> **What is expected**
Retype, with no alterations, every line between the one containing "Rebuild this chart" and the one containing "categories.forEach(c => txt(svg, c, x(c)", counting both of those lines too. Pictures are to be left out.

> **Excerpted data**
--- START ---

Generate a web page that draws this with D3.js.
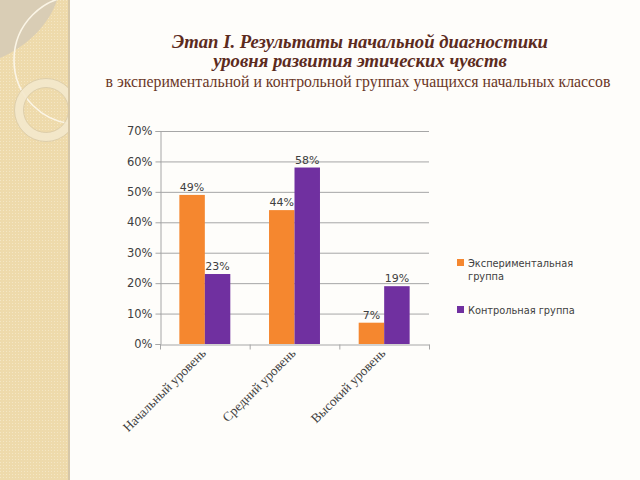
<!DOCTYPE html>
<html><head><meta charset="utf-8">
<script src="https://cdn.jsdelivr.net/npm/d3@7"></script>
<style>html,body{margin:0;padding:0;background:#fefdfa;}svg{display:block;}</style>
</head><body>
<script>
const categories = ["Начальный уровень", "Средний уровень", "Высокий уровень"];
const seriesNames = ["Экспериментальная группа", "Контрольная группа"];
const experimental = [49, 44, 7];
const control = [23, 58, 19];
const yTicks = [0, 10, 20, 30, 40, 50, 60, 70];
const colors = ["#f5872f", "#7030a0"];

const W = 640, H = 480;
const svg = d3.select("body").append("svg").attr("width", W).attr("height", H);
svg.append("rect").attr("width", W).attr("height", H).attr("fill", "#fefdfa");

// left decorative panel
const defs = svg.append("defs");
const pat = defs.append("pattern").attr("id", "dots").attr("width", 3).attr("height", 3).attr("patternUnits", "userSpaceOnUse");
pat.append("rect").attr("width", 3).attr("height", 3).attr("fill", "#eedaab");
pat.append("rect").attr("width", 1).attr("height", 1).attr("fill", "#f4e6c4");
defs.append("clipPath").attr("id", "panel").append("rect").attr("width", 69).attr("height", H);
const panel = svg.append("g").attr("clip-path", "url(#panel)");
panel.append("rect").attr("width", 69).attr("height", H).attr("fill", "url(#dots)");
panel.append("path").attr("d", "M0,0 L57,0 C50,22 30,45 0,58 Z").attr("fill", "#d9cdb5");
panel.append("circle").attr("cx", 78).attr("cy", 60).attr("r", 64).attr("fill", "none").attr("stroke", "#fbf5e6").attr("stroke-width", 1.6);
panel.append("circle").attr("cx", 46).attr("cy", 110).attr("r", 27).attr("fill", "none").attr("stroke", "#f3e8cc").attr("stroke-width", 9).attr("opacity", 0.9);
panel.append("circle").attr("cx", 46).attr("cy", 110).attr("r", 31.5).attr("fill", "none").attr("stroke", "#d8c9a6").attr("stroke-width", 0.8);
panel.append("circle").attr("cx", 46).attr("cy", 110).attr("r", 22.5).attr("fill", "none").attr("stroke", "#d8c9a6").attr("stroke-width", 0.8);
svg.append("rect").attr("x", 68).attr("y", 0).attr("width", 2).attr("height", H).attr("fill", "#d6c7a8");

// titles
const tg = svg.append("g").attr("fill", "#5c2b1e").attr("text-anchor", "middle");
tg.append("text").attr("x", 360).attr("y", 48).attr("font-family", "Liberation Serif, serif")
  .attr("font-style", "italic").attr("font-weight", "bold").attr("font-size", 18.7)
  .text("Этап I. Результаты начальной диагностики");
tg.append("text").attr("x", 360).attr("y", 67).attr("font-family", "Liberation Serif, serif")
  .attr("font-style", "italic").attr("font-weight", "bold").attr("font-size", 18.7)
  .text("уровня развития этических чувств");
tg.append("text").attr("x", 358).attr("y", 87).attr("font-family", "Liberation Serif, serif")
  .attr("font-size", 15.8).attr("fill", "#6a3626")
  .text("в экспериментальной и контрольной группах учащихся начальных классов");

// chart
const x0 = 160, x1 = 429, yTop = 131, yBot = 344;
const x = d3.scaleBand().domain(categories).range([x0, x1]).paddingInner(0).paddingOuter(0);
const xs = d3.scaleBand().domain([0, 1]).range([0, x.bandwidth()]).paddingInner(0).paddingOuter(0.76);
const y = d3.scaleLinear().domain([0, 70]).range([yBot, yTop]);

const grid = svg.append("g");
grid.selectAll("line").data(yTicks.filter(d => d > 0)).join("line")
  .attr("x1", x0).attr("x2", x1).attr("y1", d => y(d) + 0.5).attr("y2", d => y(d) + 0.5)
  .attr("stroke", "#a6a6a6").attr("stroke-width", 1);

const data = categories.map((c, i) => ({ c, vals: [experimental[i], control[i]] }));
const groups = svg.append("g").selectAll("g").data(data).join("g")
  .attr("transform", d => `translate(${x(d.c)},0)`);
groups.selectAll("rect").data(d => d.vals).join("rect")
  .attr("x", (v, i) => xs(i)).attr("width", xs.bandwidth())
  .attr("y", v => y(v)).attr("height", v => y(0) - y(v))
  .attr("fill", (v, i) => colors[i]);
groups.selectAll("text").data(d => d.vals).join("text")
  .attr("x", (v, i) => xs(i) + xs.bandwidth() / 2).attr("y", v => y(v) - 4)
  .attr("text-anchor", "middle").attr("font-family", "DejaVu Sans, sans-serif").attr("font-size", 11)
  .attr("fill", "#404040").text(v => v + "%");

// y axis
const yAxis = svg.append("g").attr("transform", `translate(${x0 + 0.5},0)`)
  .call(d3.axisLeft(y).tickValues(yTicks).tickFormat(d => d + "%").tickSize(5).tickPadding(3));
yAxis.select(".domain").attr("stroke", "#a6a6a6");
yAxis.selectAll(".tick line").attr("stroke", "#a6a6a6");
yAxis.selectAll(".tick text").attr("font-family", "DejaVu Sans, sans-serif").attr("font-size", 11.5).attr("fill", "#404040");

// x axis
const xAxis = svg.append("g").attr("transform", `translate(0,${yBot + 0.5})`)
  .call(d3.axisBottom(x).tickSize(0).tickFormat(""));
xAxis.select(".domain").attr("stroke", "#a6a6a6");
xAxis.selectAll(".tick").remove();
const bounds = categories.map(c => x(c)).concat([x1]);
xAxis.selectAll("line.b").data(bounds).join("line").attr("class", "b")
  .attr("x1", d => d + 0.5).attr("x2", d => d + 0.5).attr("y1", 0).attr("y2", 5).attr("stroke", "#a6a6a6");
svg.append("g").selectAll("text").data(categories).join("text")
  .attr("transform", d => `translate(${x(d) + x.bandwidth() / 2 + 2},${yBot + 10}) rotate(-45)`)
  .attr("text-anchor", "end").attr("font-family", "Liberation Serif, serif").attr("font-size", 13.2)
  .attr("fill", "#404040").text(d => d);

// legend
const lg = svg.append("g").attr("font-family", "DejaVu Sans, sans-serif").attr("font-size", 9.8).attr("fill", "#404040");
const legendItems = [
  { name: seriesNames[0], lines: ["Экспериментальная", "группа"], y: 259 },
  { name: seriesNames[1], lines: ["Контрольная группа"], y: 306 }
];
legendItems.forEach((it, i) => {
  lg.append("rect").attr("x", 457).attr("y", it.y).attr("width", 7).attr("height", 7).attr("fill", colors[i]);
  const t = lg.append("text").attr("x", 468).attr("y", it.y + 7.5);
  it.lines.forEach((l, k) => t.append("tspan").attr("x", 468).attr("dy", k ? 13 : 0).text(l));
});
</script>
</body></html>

--- END ---
--- START ---

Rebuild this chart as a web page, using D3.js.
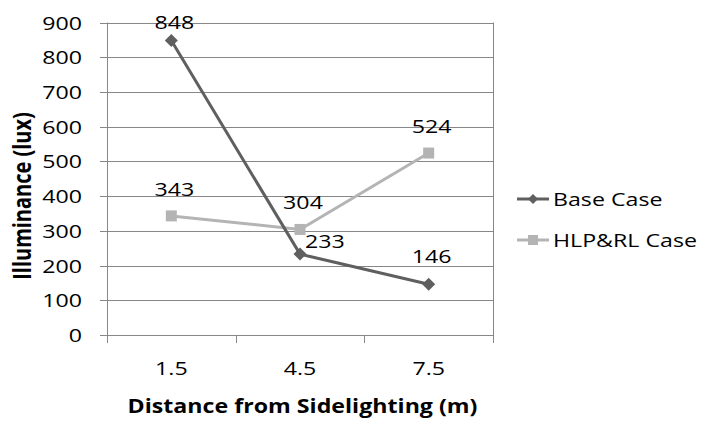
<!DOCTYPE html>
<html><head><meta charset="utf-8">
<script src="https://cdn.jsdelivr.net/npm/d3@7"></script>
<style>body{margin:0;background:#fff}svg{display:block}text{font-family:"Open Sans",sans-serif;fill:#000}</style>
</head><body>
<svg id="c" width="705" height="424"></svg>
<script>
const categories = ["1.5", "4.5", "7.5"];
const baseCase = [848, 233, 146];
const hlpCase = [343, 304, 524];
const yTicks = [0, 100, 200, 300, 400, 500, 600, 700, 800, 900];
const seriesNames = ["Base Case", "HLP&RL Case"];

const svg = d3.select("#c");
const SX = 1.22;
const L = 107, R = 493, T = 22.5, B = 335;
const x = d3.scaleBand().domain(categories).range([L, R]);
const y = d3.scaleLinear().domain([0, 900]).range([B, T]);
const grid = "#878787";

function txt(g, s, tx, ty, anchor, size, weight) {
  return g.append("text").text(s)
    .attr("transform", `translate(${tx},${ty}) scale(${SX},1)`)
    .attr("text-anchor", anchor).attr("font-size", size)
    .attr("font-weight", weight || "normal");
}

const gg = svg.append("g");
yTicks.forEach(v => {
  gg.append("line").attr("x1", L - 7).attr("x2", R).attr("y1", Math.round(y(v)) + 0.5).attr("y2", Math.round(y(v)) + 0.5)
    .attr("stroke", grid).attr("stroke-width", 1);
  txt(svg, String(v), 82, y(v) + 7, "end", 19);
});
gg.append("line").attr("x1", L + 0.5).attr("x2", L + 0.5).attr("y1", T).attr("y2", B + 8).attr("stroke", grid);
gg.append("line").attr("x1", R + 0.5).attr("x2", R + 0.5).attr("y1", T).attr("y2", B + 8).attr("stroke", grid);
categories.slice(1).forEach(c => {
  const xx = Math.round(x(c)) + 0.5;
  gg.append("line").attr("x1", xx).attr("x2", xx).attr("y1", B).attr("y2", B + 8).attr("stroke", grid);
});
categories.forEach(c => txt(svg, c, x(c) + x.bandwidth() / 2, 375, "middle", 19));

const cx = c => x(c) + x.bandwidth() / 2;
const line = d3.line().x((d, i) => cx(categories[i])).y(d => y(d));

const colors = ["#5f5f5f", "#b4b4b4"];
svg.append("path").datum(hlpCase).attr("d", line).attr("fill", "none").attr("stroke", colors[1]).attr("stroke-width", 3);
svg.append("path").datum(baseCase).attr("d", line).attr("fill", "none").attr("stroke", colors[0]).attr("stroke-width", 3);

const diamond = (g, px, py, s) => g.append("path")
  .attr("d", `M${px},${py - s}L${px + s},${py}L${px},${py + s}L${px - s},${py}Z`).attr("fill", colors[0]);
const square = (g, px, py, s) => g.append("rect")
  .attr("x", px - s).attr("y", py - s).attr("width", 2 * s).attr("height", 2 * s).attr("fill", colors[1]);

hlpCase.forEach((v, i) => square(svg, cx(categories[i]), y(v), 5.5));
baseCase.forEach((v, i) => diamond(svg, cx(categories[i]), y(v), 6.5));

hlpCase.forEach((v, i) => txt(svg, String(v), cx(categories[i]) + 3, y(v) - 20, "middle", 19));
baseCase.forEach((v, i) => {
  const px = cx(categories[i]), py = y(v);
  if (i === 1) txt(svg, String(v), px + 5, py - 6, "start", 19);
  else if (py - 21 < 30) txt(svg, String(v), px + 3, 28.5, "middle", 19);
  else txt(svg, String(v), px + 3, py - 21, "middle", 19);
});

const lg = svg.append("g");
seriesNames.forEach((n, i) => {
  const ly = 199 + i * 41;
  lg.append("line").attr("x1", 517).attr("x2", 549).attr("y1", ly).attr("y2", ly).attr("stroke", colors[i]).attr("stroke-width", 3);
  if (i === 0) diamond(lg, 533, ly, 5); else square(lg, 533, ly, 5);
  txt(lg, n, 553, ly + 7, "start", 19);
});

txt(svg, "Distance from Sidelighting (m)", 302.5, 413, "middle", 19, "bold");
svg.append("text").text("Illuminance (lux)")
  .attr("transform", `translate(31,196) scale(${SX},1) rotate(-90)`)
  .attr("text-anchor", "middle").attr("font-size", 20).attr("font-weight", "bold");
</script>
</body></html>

--- END ---
--- START ---

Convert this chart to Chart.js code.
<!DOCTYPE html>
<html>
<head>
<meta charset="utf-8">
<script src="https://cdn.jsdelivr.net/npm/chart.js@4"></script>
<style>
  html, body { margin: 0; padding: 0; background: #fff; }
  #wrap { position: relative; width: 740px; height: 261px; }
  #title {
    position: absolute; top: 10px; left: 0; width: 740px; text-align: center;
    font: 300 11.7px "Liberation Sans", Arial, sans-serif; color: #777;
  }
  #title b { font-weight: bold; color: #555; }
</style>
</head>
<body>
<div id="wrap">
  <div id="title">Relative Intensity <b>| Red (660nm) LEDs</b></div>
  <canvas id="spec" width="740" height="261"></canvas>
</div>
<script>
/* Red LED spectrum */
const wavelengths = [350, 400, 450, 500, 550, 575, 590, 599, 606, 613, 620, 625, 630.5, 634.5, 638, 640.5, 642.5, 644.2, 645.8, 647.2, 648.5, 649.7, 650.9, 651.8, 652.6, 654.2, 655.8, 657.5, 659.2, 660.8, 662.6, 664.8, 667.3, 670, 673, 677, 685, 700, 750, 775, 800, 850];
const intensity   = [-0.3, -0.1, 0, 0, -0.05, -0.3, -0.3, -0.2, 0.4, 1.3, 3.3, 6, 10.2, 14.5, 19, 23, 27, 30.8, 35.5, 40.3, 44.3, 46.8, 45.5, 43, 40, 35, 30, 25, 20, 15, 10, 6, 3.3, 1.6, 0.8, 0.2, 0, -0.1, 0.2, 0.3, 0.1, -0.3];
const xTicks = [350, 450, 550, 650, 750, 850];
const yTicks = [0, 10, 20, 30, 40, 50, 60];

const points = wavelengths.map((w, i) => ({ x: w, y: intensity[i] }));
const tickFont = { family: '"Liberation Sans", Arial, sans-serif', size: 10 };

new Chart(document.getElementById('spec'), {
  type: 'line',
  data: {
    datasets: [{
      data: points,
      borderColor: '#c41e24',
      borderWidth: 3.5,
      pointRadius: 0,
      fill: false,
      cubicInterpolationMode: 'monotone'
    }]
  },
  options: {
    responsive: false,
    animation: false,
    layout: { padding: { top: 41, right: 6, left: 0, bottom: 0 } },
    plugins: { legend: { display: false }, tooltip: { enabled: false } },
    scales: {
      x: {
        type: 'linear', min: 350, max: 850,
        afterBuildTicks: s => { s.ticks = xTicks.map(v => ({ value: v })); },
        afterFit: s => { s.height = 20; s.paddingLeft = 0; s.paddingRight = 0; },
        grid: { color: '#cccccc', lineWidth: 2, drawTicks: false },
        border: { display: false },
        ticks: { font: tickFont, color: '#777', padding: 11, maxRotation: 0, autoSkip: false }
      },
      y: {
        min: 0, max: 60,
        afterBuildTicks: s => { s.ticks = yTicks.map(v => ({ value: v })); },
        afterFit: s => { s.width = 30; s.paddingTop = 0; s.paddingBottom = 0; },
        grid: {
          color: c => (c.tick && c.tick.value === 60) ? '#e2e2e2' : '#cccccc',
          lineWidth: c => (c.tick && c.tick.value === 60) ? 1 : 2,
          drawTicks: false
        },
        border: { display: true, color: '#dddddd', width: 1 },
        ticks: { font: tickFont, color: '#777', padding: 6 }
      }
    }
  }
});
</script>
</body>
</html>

--- END ---

> **Reply to the exercise**
Rebuild this chart as a web page, using D3.js.
<!DOCTYPE html>
<html><head><meta charset="utf-8">
<script src="https://cdn.jsdelivr.net/npm/d3@7"></script>
<style>body{margin:0;background:#fff}svg{display:block}text{font-family:"Open Sans",sans-serif;fill:#000}</style>
</head><body>
<svg id="c" width="705" height="424"></svg>
<script>
const categories = ["1.5", "4.5", "7.5"];
const baseCase = [848, 233, 146];
const hlpCase = [343, 304, 524];
const yTicks = [0, 100, 200, 300, 400, 500, 600, 700, 800, 900];
const seriesNames = ["Base Case", "HLP&RL Case"];

const svg = d3.select("#c");
const SX = 1.22;
const L = 107, R = 493, T = 22.5, B = 335;
const x = d3.scaleBand().domain(categories).range([L, R]);
const y = d3.scaleLinear().domain([0, 900]).range([B, T]);
const grid = "#878787";

function txt(g, s, tx, ty, anchor, size, weight) {
  return g.append("text").text(s)
    .attr("transform", `translate(${tx},${ty}) scale(${SX},1)`)
    .attr("text-anchor", anchor).attr("font-size", size)
    .attr("font-weight", weight || "normal");
}

const gg = svg.append("g");
yTicks.forEach(v => {
  gg.append("line").attr("x1", L - 7).attr("x2", R).attr("y1", Math.round(y(v)) + 0.5).attr("y2", Math.round(y(v)) + 0.5)
    .attr("stroke", grid).attr("stroke-width", 1);
  txt(svg, String(v), 82, y(v) + 7, "end", 19);
});
gg.append("line").attr("x1", L + 0.5).attr("x2", L + 0.5).attr("y1", T).attr("y2", B + 8).attr("stroke", grid);
gg.append("line").attr("x1", R + 0.5).attr("x2", R + 0.5).attr("y1", T).attr("y2", B + 8).attr("stroke", grid);
categories.slice(1).forEach(c => {
  const xx = Math.round(x(c)) + 0.5;
  gg.append("line").attr("x1", xx).attr("x2", xx).attr("y1", B).attr("y2", B + 8).attr("stroke", grid);
});
categories.forEach(c => txt(svg, c, x(c) + x.bandwidth() / 2, 375, "middle", 19));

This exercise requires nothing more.